When President Donald Trump stood before Congress this week and warned that Iran was building missiles that could soon strike American soil, the room tensed, according to Arab News. But behind the drama of that State of the Union moment, a quieter truth was emerging from within his own government and it told a different story.
Three sources familiar with classified and unclassified intelligence reports say Trump’s alarming claim is not supported by current US intelligence assessments. According to a 2025 Defense Intelligence Agency report that remains unchanged, Iran would need until at least 2035 to develop a working intercontinental ballistic missile, or ICBM the kind of weapon that could actually reach the United States.
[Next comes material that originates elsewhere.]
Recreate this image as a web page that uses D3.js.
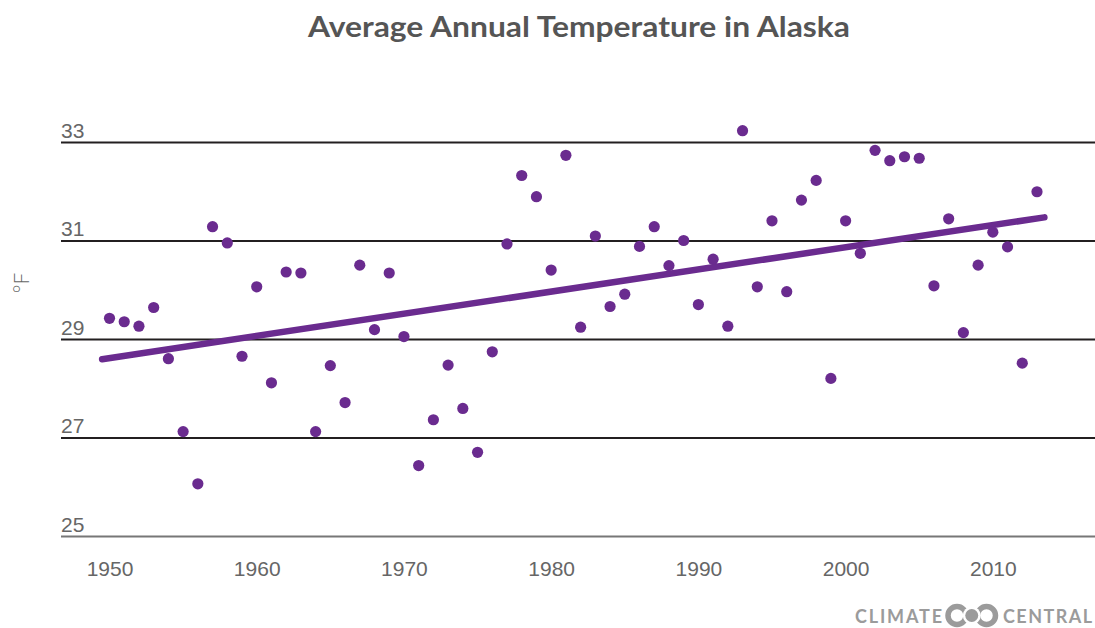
<!DOCTYPE html>
<html>
<head>
<meta charset="utf-8">
<script src="https://cdn.jsdelivr.net/npm/d3@7"></script>
<style>
  body { margin: 0; background: #fff; }
  svg { display: block; font-family: Lato, "Open Sans", sans-serif; }
</style>
</head>
<body>
<div class="graph"></div>
<script>
let w = 1095;
let h = 628;

// annual mean temperature, deg F
let years = [];
for (let yr = 1950; yr <= 2013; yr++) years.push(yr);
let temps = [
  29.42, 29.35, 29.26, 29.64, 28.60, 27.12, 26.06, 31.28, 30.95, 28.65,
  30.06, 28.11, 30.36, 30.34, 27.12, 28.46, 27.71, 30.50, 29.19, 30.34,
  29.05, 26.43, 27.36, 28.47, 27.59, 26.70, 28.74, 30.93, 32.32, 31.89,
  30.40, 32.73, 29.24, 31.09, 29.66, 29.91, 30.88, 31.28, 30.49, 31.00,
  29.70, 30.62, 29.26, 33.23, 30.06, 31.40, 29.96, 31.82, 32.22, 28.20,
  31.40, 30.74, 32.83, 32.62, 32.70, 32.67, 30.08, 31.44, 29.13, 30.50,
  31.17, 30.87, 28.51, 31.99
];
let trendYears = [1949.5, 2013.5];
let trendTemps = [28.59, 31.47];
let yTicks = [25, 27, 29, 31, 33];
let xTicks = [1950, 1960, 1970, 1980, 1990, 2000, 2010];

let purple = "#6a2b8f";
let logoGray = "#9b9b9b";

let svgvar = d3
  .select(".graph")
  .append("svg")
  .attr("width", w)
  .attr("height", h);

let xScale = d3.scaleLinear().domain([1950, 2013]).range([109.5, 1037]);
let yScale = d3.scaleLinear().domain([25, 33]).range([536, 142]);

// title
svgvar
  .append("text")
  .attr("x", 308)
  .attr("y", 37)
  .attr("textLength", 542)
  .attr("lengthAdjust", "spacingAndGlyphs")
  .style("font-size", "28px")
  .style("font-weight", "bold")
  .style("fill", "#555")
  .text("Average Annual Temperature in Alaska");

// y gridlines + labels
let yAxis = d3.axisLeft(yScale).tickValues(yTicks).tickSize(-(w - 61)).tickFormat(d3.format("d"));
let gy = svgvar
  .append("g")
  .attr("id", "y-axis")
  .attr("transform", "translate(61, 0)")
  .call(yAxis);
gy.select(".domain").remove();
gy.selectAll(".tick line")
  .attr("stroke", (d) => (d == 25 ? "#777" : "#231f20"))
  .attr("stroke-width", 2);
gy.selectAll(".tick text")
  .attr("x", 0)
  .attr("dy", 0)
  .attr("y", -5)
  .attr("text-anchor", "start")
  .style("font-size", "21px")
  .style("font-weight", 300)
  .style("fill", "#666");

// x labels
let xAxis = d3.axisBottom(xScale).tickValues(xTicks).tickSize(0).tickFormat(d3.format("d"));
let gx = svgvar
  .append("g")
  .attr("id", "x-axis")
  .attr("transform", "translate(0, 560)")
  .call(xAxis);
gx.select(".domain").remove();
gx.selectAll(".tick text")
  .attr("y", 16)
  .attr("dy", 0)
  .style("font-size", "21px")
  .style("font-weight", 300)
  .style("fill", "#666");

// unit label
svgvar
  .append("text")
  .attr("transform", "translate(29, 283) rotate(-90)")
  .attr("text-anchor", "middle")
  .style("font-size", "21px")
  .style("font-weight", 300)
  .style("fill", "#666")
  .text("°F");

// trend line
let line = d3
  .line()
  .x((d, i) => xScale(trendYears[i]))
  .y((d) => yScale(d));
svgvar
  .append("path")
  .datum(trendTemps)
  .attr("d", line)
  .attr("fill", "none")
  .attr("stroke", purple)
  .attr("stroke-width", 6.5)
  .attr("stroke-linecap", "round");

// dots
svgvar
  .selectAll("circle.dot")
  .data(temps)
  .enter()
  .append("circle")
  .attr("class", "dot")
  .attr("cx", (d, i) => xScale(years[i]))
  .attr("cy", (d) => yScale(d))
  .attr("r", 5.6)
  .style("fill", purple);

// logo
let logo = svgvar.append("g").style("fill", logoGray);
logo
  .append("text")
  .attr("x", 855)
  .attr("y", 623)
  .attr("textLength", 87)
  .attr("lengthAdjust", "spacing")
  .style("font-size", "18px")
  .style("font-weight", "bold")
  .text("CLIMATE");
logo
  .append("text")
  .attr("x", 1003)
  .attr("y", 623)
  .attr("textLength", 89)
  .attr("lengthAdjust", "spacing")
  .style("font-size", "18px")
  .style("font-weight", "bold")
  .text("CENTRAL");
logo.append("circle").attr("cx", 957).attr("cy", 615.5).attr("r", 9)
  .style("fill", "none").style("stroke", logoGray).style("stroke-width", 5.5);
logo.append("circle").attr("cx", 986.5).attr("cy", 615.5).attr("r", 9)
  .style("fill", "none").style("stroke", logoGray).style("stroke-width", 5.5);
logo.append("circle").attr("cx", 971.75).attr("cy", 615.5).attr("r", 9)
  .style("fill", "#fff");
logo.append("circle").attr("cx", 971.75).attr("cy", 615.5).attr("r", 6.5)
  .style("fill", logoGray);
</script>
</body>
</html>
Even with help from close allies like China or North Korea, one source said Iran would need up to eight more years at the earliest to produce something genuinely operational at that level.
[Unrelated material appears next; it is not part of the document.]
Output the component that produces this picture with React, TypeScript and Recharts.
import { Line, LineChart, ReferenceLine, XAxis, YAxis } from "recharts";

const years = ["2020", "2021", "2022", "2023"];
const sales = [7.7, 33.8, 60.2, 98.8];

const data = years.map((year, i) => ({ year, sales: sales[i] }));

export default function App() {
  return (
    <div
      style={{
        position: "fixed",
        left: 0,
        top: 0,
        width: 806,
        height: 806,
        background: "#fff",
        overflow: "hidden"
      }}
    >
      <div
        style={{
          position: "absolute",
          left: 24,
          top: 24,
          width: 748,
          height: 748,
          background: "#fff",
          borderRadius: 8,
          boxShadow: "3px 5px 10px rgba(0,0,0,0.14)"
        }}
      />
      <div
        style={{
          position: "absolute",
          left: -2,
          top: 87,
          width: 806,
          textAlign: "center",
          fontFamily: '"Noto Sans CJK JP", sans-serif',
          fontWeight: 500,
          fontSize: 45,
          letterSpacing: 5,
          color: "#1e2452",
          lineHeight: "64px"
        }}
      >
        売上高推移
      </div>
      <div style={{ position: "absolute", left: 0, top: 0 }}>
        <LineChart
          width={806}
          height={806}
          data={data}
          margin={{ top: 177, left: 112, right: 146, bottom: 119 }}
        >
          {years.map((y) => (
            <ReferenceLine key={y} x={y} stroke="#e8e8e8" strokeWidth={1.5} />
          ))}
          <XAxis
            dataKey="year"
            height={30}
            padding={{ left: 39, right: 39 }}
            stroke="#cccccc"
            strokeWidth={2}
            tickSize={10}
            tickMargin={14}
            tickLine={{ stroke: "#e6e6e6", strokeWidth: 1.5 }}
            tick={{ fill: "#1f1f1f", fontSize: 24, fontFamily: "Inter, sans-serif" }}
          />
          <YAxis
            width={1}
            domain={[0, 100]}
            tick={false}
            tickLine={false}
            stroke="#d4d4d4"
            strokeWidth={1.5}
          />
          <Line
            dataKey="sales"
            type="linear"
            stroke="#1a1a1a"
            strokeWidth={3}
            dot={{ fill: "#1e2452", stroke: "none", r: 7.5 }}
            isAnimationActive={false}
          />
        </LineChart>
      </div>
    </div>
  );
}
Secretary of State Marco Rubio, speaking the day after Trump, was noticeably more careful with his words. He said Iran was on a “pathway” to one day developing such weapons, a far cry from Trump’s urgent warning that the threat was arriving “soon.”
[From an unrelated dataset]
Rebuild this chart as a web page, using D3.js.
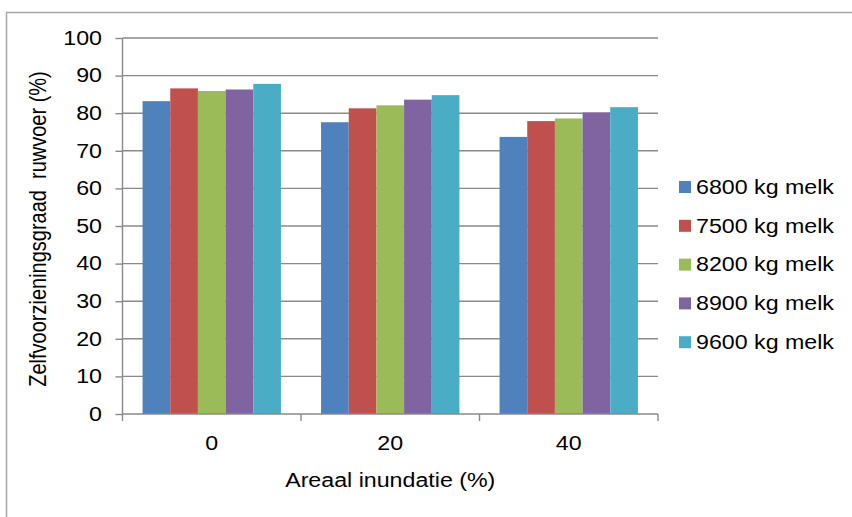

Iran itself pushed back firmly. Foreign Minister Abbas Araghchi said in a television interview that Tehran deliberately caps its missile range below 2,000 kilometers. “We don’t want to be a global threat,” he said. “Our missiles build deterrence, nothing more.”
The broader picture is complicated. Iran does operate powerful space-launch vehicles capable of putting satellites into orbit and experts acknowledge these could theoretically be modified into long-range missiles. But there’s a critical missing piece: a re-entry vehicle, the protective shell that shields a nuclear warhead as it blazes back through Earth’s atmosphere at tremendous speed and heat. Without that technology, even the longest Iranian rocket is not yet a weapon that can threaten American cities.
David Albright, a former UN nuclear inspector, put it plainly: Iran can launch something far. Whether it can deliver something deadly to American shores is an entirely different question and today, the answer remains no.
Meanwhile, nuclear talks between Washington and Tehran continue, fragile and unresolved, with the shadow of potential US military strikes hanging heavily over both sides of the table.